→ **MATERIAL SHOWN**
● ● ●
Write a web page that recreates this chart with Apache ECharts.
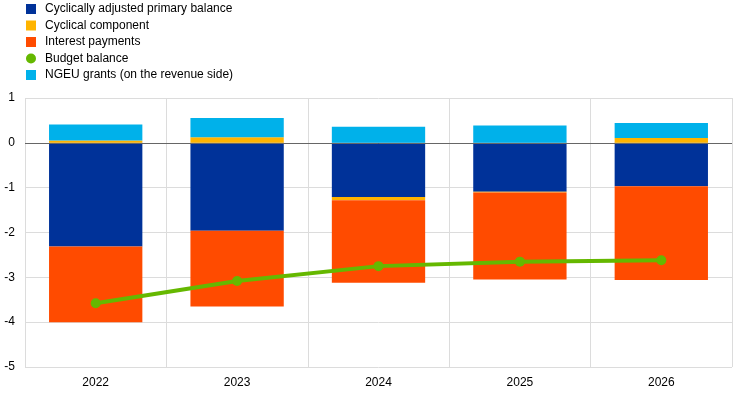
● ● ●
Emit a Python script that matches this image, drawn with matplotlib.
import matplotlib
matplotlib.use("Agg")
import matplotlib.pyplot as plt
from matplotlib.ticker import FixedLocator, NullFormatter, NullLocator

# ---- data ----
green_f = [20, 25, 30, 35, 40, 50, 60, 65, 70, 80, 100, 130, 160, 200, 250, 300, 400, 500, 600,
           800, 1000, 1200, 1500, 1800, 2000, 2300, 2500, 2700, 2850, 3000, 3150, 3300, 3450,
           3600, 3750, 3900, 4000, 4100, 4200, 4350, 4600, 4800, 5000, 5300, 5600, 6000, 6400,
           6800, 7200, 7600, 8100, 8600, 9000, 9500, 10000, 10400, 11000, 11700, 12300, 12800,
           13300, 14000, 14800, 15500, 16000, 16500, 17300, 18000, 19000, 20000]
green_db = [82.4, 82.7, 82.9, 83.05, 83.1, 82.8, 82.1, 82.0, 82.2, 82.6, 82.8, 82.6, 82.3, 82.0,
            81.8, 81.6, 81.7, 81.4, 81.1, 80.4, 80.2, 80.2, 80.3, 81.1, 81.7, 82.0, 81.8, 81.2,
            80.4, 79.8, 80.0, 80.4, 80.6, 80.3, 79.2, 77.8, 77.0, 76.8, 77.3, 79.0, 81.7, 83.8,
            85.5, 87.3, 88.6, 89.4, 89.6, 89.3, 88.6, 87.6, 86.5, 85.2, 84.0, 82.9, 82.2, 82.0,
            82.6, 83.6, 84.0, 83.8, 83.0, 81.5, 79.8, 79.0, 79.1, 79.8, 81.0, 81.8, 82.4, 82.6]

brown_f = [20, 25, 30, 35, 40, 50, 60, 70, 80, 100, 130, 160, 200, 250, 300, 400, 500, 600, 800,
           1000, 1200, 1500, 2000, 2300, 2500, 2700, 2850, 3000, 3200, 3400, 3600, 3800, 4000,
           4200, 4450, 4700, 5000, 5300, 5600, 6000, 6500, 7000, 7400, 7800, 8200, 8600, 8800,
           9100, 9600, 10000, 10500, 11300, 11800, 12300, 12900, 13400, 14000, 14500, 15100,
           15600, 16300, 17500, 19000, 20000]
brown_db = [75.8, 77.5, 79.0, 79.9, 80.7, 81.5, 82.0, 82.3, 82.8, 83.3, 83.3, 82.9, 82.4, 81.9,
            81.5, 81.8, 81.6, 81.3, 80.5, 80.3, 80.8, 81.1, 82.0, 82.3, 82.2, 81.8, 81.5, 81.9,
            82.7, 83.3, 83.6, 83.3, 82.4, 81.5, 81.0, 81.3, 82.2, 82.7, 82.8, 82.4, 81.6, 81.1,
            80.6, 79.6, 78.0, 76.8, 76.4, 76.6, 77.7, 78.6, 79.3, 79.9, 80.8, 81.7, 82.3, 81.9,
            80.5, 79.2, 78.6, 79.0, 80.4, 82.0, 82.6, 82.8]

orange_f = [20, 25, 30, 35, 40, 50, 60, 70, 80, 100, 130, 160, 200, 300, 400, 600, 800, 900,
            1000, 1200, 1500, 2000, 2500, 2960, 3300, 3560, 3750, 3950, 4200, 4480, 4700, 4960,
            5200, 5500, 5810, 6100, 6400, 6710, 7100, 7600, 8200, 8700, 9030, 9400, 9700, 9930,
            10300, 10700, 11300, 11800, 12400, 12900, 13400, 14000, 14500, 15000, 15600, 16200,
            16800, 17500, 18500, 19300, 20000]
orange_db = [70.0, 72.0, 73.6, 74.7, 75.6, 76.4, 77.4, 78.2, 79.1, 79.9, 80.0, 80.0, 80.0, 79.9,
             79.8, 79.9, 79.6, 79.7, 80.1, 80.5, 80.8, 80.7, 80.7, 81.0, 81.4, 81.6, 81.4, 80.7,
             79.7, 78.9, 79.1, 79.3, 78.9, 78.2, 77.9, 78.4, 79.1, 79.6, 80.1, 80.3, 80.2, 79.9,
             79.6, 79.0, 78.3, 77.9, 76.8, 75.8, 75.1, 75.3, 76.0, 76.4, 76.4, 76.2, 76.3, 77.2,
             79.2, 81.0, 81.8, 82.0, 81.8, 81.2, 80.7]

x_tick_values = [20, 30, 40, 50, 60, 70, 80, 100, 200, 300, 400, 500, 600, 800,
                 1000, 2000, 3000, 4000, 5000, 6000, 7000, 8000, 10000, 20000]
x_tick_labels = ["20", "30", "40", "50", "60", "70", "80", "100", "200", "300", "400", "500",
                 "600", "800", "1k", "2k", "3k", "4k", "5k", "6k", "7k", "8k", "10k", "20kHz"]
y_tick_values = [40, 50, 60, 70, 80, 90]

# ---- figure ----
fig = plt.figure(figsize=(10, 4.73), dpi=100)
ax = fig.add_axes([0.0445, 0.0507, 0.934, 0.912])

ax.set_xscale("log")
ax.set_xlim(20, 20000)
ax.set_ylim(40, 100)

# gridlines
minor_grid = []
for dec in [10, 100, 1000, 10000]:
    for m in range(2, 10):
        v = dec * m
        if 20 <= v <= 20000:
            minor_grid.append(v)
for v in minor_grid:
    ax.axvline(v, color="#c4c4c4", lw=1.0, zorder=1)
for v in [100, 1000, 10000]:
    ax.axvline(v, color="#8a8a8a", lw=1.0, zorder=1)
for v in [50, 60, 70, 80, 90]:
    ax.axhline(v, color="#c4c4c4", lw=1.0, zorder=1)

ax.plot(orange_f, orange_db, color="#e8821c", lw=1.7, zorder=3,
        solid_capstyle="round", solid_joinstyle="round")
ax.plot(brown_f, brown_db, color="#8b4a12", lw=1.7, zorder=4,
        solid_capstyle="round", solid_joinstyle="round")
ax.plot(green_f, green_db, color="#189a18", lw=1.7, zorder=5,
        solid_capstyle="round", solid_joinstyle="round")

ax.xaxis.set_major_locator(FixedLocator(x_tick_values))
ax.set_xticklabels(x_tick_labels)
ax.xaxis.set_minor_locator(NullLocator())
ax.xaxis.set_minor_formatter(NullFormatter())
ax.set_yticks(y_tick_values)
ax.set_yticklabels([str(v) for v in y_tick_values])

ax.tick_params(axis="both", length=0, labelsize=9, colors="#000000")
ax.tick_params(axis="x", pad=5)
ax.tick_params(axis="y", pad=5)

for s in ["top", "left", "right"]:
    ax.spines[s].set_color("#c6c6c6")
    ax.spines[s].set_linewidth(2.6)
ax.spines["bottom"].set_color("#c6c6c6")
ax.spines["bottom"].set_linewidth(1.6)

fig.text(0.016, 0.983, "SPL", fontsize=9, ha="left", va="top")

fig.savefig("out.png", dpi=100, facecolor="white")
● ● ●
→ **BRIEF**
Write out again only the lines from the line containing "Emit a Python" through the line containing "from matplotlib.ticker import", both included, exactly as they are.

→ **THE COMPLETED TASK**
Emit a Python script that matches this image, drawn with matplotlib.
import matplotlib
matplotlib.use("Agg")
import matplotlib.pyplot as plt
from matplotlib.ticker import FixedLocator, NullFormatter, NullLocator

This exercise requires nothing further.